The reverence for man as man, the sympathy for him in his primary relations and his essential being, of which these comments on Tam o’ Shanter form so remarkable an example, is a habit of thought too ingrained in all Wordsworth’s works to call for specific illustration. The figures of Michael, of Matthew, of the Brothers, of the hero of the Excursion, and even of the Idiot Boy, suggest themselves at once in this connexion. But it should be noted in each case how free is the poet’s view from any idealization of the poorer classes as such, from the ascription of imaginary merits to an unknown populace which forms the staple of so much revolutionary eloquence. These poems, while they form the most convincing rebuke to the exclusive pride of the rich and great, are also a stern and strenuous incentive to the obscure and lowly.
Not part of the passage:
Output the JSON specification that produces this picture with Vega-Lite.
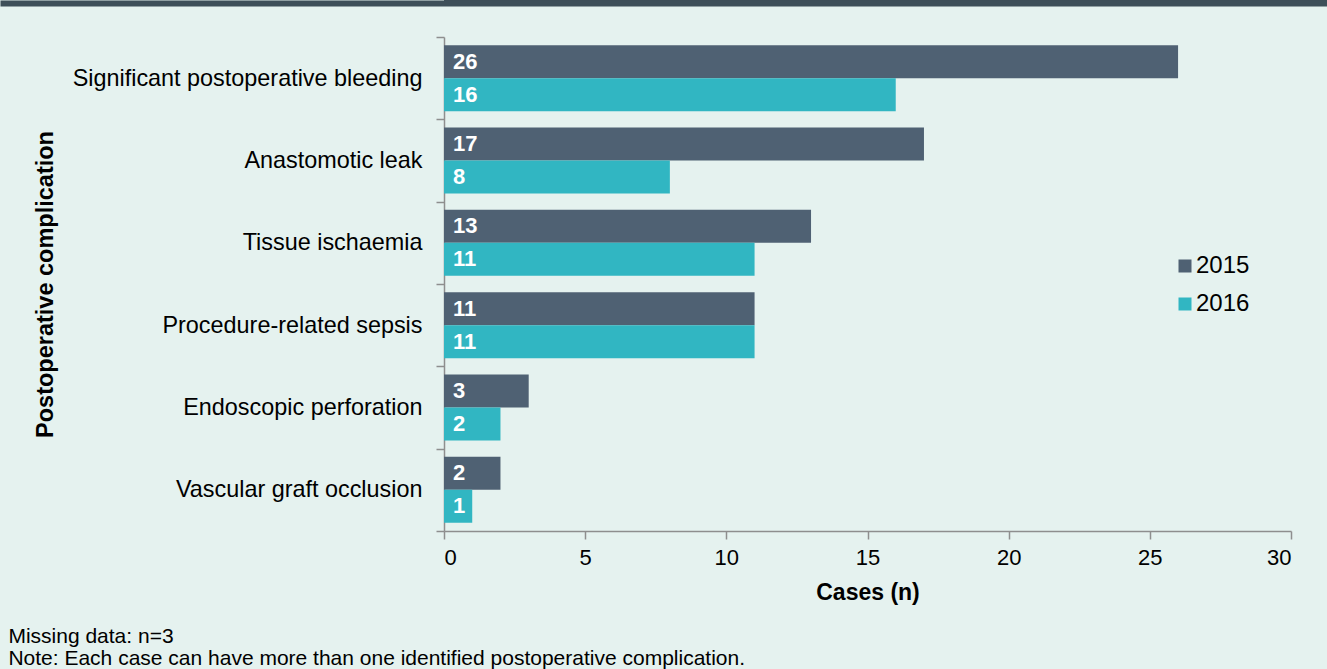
{
  "$schema": "https://vega.github.io/schema/vega-lite/v6.json",
  "background": "#e5f2ef",
  "padding": 0,
  "columns": 1,
  "align": "none",
  "spacing": 22,
  "resolve": {"legend": {"color": "independent"}, "scale": {"x": "independent"}, "axis": {"x": "independent"}},
  "config": {
    "font": "Liberation Sans",
    "view": {"stroke": null},
    "axis": {"domainColor": "#8e8e8e", "tickColor": "#8e8e8e", "domainWidth": 1.5, "tickWidth": 1.5, "labelColor": "#000000", "titleColor": "#000000", "grid": false}
  },
  "concat": [
    {
      "width": 883,
      "height": 3,
      "data": {"values": []},
      "mark": "point",
      "encoding": {
        "x": {
          "field": "h",
          "type": "quantitative",
          "scale": {"domain": [0, 1], "range": [-444, 883]},
          "axis": {"orient": "bottom", "domainWidth": 6, "domainColor": "#3e4f59", "domainCap": "butt", "ticks": false, "labels": false, "title": null, "grid": false}
        }
      },
      "view": {"fill": "#3e4f59", "stroke": null}
    },
    {
      "width": 847,
      "height": 494,
      "title": {
        "text": ["\u200b\u2009\u2009Missing data: n=3", "\u200b\u2009\u2009Note: Each case can have more than one identified postoperative complication."],
        "orient": "bottom",
        "anchor": "start",
        "frame": "group",
        "dx": -444,
        "offset": 22,
        "fontSize": 21,
        "fontWeight": "normal",
        "lineHeight": 21.5,
        "color": "#000000"
      },
      "data": {
        "values": [
          {"complication": "Significant postoperative bleeding", "year": "2015", "cases": 26},
          {"complication": "Significant postoperative bleeding", "year": "2016", "cases": 16},
          {"complication": "Anastomotic leak", "year": "2015", "cases": 17},
          {"complication": "Anastomotic leak", "year": "2016", "cases": 8},
          {"complication": "Tissue ischaemia", "year": "2015", "cases": 13},
          {"complication": "Tissue ischaemia", "year": "2016", "cases": 11},
          {"complication": "Procedure-related sepsis", "year": "2015", "cases": 11},
          {"complication": "Procedure-related sepsis", "year": "2016", "cases": 11},
          {"complication": "Endoscopic perforation", "year": "2015", "cases": 3},
          {"complication": "Endoscopic perforation", "year": "2016", "cases": 2},
          {"complication": "Vascular graft occlusion", "year": "2015", "cases": 2},
          {"complication": "Vascular graft occlusion", "year": "2016", "cases": 1}
        ]
      },
      "encoding": {
        "y": {
          "field": "complication",
          "type": "nominal",
          "sort": null,
          "scale": {"paddingInner": 0, "paddingOuter": 0},
          "axis": {
            "title": "Postoperative complication",
            "titleFontSize": 23.5,
            "titleFontWeight": "bold",
            "titlePadding": 15,
            "labelFontSize": 23.4,
            "labelPadding": 14,
            "labelLimit": 600,
            "maxExtent": 500,
            "tickSize": 8,
            "tickBand": "extent"
          }
        },
        "yOffset": {
          "field": "year",
          "type": "nominal",
          "scale": {"paddingInner": 0, "paddingOuter": 0.2475}
        },
        "x": {
          "field": "cases",
          "type": "quantitative",
          "scale": {"domain": [0, 30], "nice": false},
          "title": "Cases (n)",
          "axis": {
            "values": [0, 5, 10, 15, 20, 25, 30],
            "labelFontSize": 22,
            "labelPadding": 8,
            "tickSize": 8,
            "titleFontSize": 23,
            "titleFontWeight": "bold",
            "titlePadding": 13
          }
        }
      },
      "layer": [
        {
          "mark": {"type": "bar"},
          "encoding": {
            "color": {
              "field": "year",
              "type": "nominal",
              "scale": {"domain": ["2015", "2016"], "range": ["#4f6173", "#31b6c2"]},
              "legend": {
                "title": null,
                "orient": "none",
                "legendX": 729,
                "legendY": 217,
                "symbolType": "square",
                "symbolSize": 169,
                "symbolStrokeWidth": 0,
                "labelFontSize": 24,
                "labelColor": "#000000",
                "rowPadding": 14,
                "labelOffset": -1,
                "padding": 0
              }
            }
          }
        },
        {
          "mark": {"type": "text", "align": "left", "baseline": "middle", "dx": 9, "color": "#ffffff", "fontWeight": "bold", "fontSize": 22},
          "encoding": {
            "x": {"datum": 0, "type": "quantitative", "title": "Cases (n)"},
            "text": {"field": "cases", "type": "quantitative"}
          }
        }
      ]
    }
  ]
}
They are pictures of the poor man’s life as it is,—pictures as free as Crabbe’s from the illusion of sentiment,—but in which the delight of mere observation (which in Crabbe predominates) is subordinated to an intense sympathy with all such capacities of nobleness and tenderness as are called out by the stress and pressure of penury or woe. They form for the folk of northern England (as the works of Burns and Scott for the Scottish folk) a gallery of figures that are modelled, as it were, both from without and from within; by one with experience so personal as to keep every sentence vividly accurate, and yet with an insight which could draw from that simple life lessons to itself unknown. We may almost venture to generalize our statement further, and to assert that no writer since Shakespeare has left us so true a picture of the British nation. In Milton, indeed, we have the characteristic English spirit at a whiter glow; but it is the spirit of the scholar only, or of the ruler, not of the peasant, the woman, or the child, Wordsworth gives us that spirit as it is diffused among shepherds and husbandmen,—as it exists in obscurity and at peace. And they who know what makes the strength of nations need wish nothing better than that the temper which he saw and honoured among the Cumbrian dales should be the temper of all England, now and for ever.
Our discussion of Wordsworth’s form of Natural Religion has led us back by no forced transition to the simple life which he described and shared. I return to the story of his later years,—if that be called a story which derives no interest from incident or passion, and dwells only on the slow broodings of a meditative soul.